Enhanced Consumer Protection Against Spyware Act of 2005 (S 1004)
Sen. Allen’s anti-spyware law has finally hit Thomas (the law was initially announced in April).
The law has several substantive provisions, mostly revolving around a central provision making it illegal “to install through deceptive acts or practices software on protected computers.” On its face, this is already illegal, but that is consistent with Allen’s objective. As the bill says in the preamble:
“According to the Commission’s statements to Congress, the vast majority of unfair or deceptive acts or practices involving spyware, such as deceptively asserting control over a consumer’s computer and capturing keystroke information, are already unlawful under the Federal Trade Commission Act.”
In support of this threshold prohibition, the bill provides some new consequences for the illegal behavior, such as giving the FTC the ability to treble damages, impose new sanctions for a “pattern or practice” of violations, and disgorge profits.
The bill contains a tough preemption clause that would wipe out a lot of state-based legislative initiative. Given the poor drafting and diversity of regulatory models at the state level, preemption would be a particularly good thing, and this law’s preemption would clean out a lot of the junk. The law also minimizes private causes of action, another good thing.
A separate section of the bill adds some new criminal sanctions under a new 1030A, presumably enforced by the DOJ instead of the FTC. The first criminalizes unauthorized installation of software and using it to commit another federal offense, giving the DOJ another opportunity to charge-stack or pick the easiest conviction. This provision tracks the I-SPY Act passed by the House.
The second criminalizes installation of software and using it to impair a computer’s security protections. The consequences of this provision are a little less clear to me; I think it would be great if this provision got tightened during review to make sure it does not create false positives. This provision does not track I-SPY, but (as I discuss below) chances are that it will just be added to I-SPY.
Finally, the law proposes to augment the FTC’s budget by $10M/year to increase enforcement on the Internet.

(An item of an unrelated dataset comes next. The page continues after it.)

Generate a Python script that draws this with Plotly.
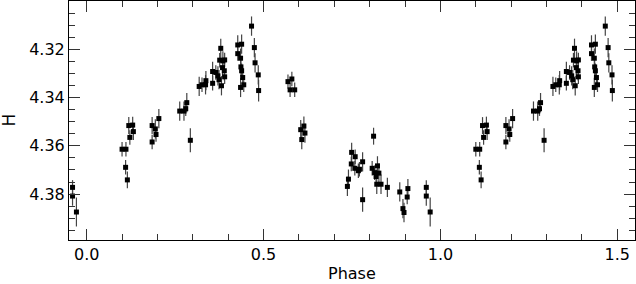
import plotly.graph_objects as go

# phase-folded H-band light curve (one cycle, drawn twice)
phase = [
    0.100, 0.111, 0.110, 0.115, 0.119, 0.130, 0.122, 0.132, 0.185, 0.194,
    0.196, 0.185, 0.204, 0.263, 0.275, 0.280, 0.283, 0.293, 0.318, 0.326,
    0.336, 0.337, 0.356, 0.356, 0.365, 0.371, 0.374, 0.381, 0.379, 0.376,
    0.385, 0.390, 0.384, 0.389, 0.390, 0.427, 0.438, 0.427, 0.435, 0.436,
    0.438, 0.441, 0.444, 0.435, 0.466, 0.474, 0.476, 0.485, 0.486, 0.569,
    0.580, 0.575, 0.588, 0.605, 0.614, 0.617, 0.608, 0.737, 0.740, 0.749,
    0.759, 0.748, 0.758, 0.768, 0.771, 0.780, 0.780, 0.811, 0.807, 0.822,
    0.814, 0.826, 0.818, 0.820, 0.832, 0.850, 0.885, 0.894, 0.897, 0.906,
    0.908, 0.960, 0.960, 0.971,
]
mag = [
    4.3614, 4.3614, 4.3689, 4.3741, 4.3516, 4.3514, 4.3565, 4.3541, 4.3516, 4.3530,
    4.3553, 4.3584, 4.3487, 4.3456, 4.3456, 4.3446, 4.3421, 4.3577, 4.3354, 4.3347,
    4.3347, 4.3330, 4.3341, 4.3292, 4.3296, 4.3310, 4.3326, 4.3351, 4.3196, 4.3245,
    4.3248, 4.3244, 4.3276, 4.3289, 4.3314, 4.3182, 4.3179, 4.3218, 4.3237, 4.3273,
    4.3289, 4.3317, 4.3347, 4.3358, 4.3104, 4.3193, 4.3256, 4.3306, 4.3371, 4.3334,
    4.3323, 4.3368, 4.3368, 4.3533, 4.3518, 4.3547, 4.3574, 4.3768, 4.3738, 4.3627,
    4.3645, 4.3675, 4.3693, 4.3703, 4.3697, 4.3666, 4.3823, 4.3560, 4.3693, 4.3683,
    4.3711, 4.3713, 4.3727, 4.3759, 4.3759, 4.3772, 4.3791, 4.3860, 4.3876, 4.3812,
    4.3777, 4.3772, 4.3808, 4.3874,
]
err = [
    0.0030, 0.0030, 0.0030, 0.0035, 0.0035, 0.0035, 0.0030, 0.0035, 0.0035, 0.0040,
    0.0030, 0.0030, 0.0040, 0.0040, 0.0040, 0.0030, 0.0040, 0.0050, 0.0040, 0.0030,
    0.0040, 0.0040, 0.0030, 0.0040, 0.0030, 0.0040, 0.0040, 0.0040, 0.0040, 0.0030,
    0.0040, 0.0030, 0.0040, 0.0040, 0.0030, 0.0040, 0.0040, 0.0030, 0.0040, 0.0040,
    0.0030, 0.0040, 0.0030, 0.0040, 0.0040, 0.0040, 0.0040, 0.0040, 0.0045, 0.0030,
    0.0030, 0.0030, 0.0030, 0.0040, 0.0040, 0.0040, 0.0040, 0.0040, 0.0040, 0.0040,
    0.0030, 0.0030, 0.0030, 0.0030, 0.0030, 0.0040, 0.0050, 0.0035, 0.0030, 0.0040,
    0.0030, 0.0040, 0.0030, 0.0040, 0.0040, 0.0040, 0.0040, 0.0040, 0.0040, 0.0030,
    0.0040, 0.0030, 0.0040, 0.0060,
]

x_min, x_max = -0.05, 1.55

xs, ys, es = [], [], []
for shift in (-1, 0, 1):
    for p, m, e in zip(phase, mag, err):
        if x_min <= p + shift <= x_max:
            xs.append(p + shift)
            ys.append(m)
            es.append(e)

FONT = "DejaVu Sans"

fig = go.Figure(
    go.Scatter(
        x=xs,
        y=ys,
        mode="markers",
        marker=dict(symbol="square", size=5, color="black"),
        error_y=dict(type="data", array=es, width=0, thickness=1.2, color="#444444"),
        showlegend=False,
    )
)

axis_common = dict(
    automargin=False,
    showgrid=False,
    zeroline=False,
    showline=True,
    linecolor="black",
    linewidth=1,
    mirror="allticks",
    ticks="inside",
    ticklen=11,
    tickwidth=1,
    tickcolor="#333333",
    tickfont=dict(family=FONT, size=16, color="black"),
)

fig.update_xaxes(
    **axis_common,
    range=[x_min, x_max],
    tick0=0,
    dtick=0.5,
    tickformat=".1f",
    minor=dict(ticks="inside", dtick=0.1, ticklen=6, tickcolor="#333333", showgrid=False),
)
fig.update_yaxes(
    **axis_common,
    range=[4.399, 4.30],
    tick0=4.30,
    dtick=0.02,
    tickformat=".2f",
    minor=dict(ticks="inside", dtick=0.005, ticklen=6, tickcolor="#333333", showgrid=False),
)

# axis titles as annotations so they sit where the reference puts them
fig.add_annotation(
    text="Phase", xref="paper", yref="paper", x=0.5, y=0,
    xanchor="center", yanchor="middle", yshift=-33, borderpad=0, showarrow=False,
    font=dict(family=FONT, size=16, color="black"),
)
fig.add_annotation(
    text="H", xref="paper", yref="paper", x=0, y=0.5,
    xanchor="center", yanchor="middle", xshift=-61, textangle=-90, showarrow=False,
    font=dict(family=FONT, size=17, color="black"),
)

fig.update_layout(
    width=636,
    height=284,
    margin=dict(l=69, r=1, t=1, b=44),
    paper_bgcolor="white",
    plot_bgcolor="white",
)

# drop the page's default body margin so the figure sits at the window origin
fig.write_html(
    "out.html",
    config={"displayModeBar": False},
    post_script="document.body.style.margin='0';",
)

I think this bill has a lot of promise. The bill is comparatively well-drafted and relatively surgical, compared to abominations like the SPY Act (which is neither). I think this bill might actually support, rather than destroy, user experience on the Internet, and therefore it has a lot more merit than its alternatives.

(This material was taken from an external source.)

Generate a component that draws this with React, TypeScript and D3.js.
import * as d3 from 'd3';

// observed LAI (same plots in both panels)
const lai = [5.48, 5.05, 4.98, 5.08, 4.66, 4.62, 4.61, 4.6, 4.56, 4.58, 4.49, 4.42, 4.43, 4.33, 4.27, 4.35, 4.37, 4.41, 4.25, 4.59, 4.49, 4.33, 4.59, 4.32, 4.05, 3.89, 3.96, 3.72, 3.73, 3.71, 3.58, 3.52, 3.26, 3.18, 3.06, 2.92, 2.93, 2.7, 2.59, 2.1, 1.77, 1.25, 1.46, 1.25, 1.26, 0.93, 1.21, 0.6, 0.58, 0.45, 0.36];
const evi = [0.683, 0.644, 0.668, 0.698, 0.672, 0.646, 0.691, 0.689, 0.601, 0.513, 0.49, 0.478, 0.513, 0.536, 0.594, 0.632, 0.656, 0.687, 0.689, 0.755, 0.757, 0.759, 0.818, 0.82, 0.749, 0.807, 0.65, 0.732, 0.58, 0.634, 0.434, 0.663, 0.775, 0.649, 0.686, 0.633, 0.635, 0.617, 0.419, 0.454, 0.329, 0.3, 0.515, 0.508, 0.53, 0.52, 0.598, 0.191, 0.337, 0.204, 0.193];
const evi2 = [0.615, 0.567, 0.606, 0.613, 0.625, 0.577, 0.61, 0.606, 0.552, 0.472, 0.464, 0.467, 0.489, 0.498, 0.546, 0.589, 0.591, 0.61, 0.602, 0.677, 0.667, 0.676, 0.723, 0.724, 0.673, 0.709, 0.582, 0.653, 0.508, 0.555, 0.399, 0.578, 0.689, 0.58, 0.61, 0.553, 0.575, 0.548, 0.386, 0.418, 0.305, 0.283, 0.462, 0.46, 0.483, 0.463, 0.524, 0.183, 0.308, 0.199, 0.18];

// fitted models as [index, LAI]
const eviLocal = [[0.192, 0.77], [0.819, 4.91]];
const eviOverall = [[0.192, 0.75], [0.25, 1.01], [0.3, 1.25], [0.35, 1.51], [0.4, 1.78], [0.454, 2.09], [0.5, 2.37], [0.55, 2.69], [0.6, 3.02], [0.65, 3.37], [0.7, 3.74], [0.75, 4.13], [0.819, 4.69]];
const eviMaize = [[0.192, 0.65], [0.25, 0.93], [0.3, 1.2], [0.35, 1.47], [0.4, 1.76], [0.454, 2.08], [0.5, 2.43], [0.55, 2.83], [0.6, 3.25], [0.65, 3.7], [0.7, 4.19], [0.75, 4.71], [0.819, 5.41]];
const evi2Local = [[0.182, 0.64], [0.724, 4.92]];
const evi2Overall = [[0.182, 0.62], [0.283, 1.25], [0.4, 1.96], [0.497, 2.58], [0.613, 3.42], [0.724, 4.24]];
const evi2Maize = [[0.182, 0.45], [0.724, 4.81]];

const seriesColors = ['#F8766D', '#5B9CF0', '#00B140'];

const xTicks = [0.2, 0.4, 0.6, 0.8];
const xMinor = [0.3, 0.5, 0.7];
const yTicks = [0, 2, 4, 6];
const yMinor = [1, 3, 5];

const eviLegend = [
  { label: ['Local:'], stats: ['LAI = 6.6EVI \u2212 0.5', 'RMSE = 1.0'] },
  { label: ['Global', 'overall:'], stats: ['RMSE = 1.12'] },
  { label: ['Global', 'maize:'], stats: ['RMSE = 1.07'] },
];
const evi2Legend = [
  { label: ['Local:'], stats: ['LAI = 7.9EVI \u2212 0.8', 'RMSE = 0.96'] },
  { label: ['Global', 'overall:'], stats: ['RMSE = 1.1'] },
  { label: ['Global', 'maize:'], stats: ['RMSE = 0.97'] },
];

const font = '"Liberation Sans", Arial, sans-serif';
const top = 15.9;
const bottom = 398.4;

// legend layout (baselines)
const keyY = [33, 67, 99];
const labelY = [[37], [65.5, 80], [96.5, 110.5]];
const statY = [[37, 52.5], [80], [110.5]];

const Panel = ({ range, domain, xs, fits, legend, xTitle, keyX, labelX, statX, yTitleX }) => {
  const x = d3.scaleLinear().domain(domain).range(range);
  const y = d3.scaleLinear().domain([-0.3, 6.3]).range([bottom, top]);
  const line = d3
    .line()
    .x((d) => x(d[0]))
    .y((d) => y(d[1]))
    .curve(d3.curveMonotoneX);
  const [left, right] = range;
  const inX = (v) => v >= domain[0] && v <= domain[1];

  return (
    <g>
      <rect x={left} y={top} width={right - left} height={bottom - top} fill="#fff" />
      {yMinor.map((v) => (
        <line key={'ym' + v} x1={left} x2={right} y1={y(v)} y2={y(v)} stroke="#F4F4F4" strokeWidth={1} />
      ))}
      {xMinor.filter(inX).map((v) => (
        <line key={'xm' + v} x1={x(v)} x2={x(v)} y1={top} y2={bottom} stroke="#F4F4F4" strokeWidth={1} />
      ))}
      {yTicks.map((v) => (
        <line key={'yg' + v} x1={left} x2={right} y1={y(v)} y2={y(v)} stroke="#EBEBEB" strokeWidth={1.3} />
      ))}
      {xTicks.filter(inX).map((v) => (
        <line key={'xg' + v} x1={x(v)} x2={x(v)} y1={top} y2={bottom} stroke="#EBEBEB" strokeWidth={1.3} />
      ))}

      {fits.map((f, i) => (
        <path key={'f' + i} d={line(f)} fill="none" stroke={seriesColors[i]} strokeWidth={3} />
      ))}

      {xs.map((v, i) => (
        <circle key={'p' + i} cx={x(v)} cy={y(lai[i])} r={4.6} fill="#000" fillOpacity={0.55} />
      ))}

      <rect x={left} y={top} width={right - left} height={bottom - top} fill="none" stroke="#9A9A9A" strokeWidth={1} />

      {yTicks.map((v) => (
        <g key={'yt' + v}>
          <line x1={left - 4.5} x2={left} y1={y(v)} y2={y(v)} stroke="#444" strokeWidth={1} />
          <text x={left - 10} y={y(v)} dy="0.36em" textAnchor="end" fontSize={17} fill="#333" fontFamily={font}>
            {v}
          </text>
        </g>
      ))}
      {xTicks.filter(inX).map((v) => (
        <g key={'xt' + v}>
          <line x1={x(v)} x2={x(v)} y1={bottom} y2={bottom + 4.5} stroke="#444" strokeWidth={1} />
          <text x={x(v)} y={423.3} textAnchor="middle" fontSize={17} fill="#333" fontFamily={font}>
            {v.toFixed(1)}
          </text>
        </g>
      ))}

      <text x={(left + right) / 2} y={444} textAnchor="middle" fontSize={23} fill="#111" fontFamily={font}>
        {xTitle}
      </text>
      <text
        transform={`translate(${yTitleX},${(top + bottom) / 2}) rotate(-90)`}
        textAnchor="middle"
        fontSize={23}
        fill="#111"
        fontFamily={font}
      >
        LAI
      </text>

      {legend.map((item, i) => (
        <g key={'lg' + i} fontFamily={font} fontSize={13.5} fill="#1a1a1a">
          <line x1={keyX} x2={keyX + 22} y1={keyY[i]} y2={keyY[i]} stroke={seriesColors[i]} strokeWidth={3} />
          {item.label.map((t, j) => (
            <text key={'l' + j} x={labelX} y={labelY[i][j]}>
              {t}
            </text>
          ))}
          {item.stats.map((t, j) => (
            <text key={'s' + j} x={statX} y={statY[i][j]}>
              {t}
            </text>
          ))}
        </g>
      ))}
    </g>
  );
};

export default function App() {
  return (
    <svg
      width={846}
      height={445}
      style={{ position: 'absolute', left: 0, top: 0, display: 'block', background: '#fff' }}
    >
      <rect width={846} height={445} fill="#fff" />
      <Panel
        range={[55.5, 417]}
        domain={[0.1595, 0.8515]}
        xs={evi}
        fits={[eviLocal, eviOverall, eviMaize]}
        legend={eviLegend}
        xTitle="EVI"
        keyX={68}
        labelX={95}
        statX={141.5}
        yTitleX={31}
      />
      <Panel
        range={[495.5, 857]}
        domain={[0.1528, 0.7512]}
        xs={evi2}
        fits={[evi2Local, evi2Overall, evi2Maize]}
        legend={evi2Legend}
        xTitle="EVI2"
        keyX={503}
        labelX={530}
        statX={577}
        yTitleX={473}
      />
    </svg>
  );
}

However, I’m not entirely clear what will happen to this bill and the others pending in the Senate. A typical compromise in this situation would be to smush this act into some other act (maybe the SPY Act/I-SPY Act as passed by the House, or perhaps one of the other pending Senate bills), instead of trying to undertake the harder effort of figuring out which policies would actually be the best. In my world, smushing this act into a lousy act won’t cure the defects of a lousy act, so I’d much rather see the lousy act be trumped than preserved.
Another possibility is that the Allen bill will cause gridlock in the Senate. From my perspective, this wouldn’t be a bad thing either–I think it would be fine to wait some more time before regulating hard-to-define “spyware.” With the Senate embroiled in bigger controversies, it does remain a possibility that the Senate won’t act on any of the proposals in time.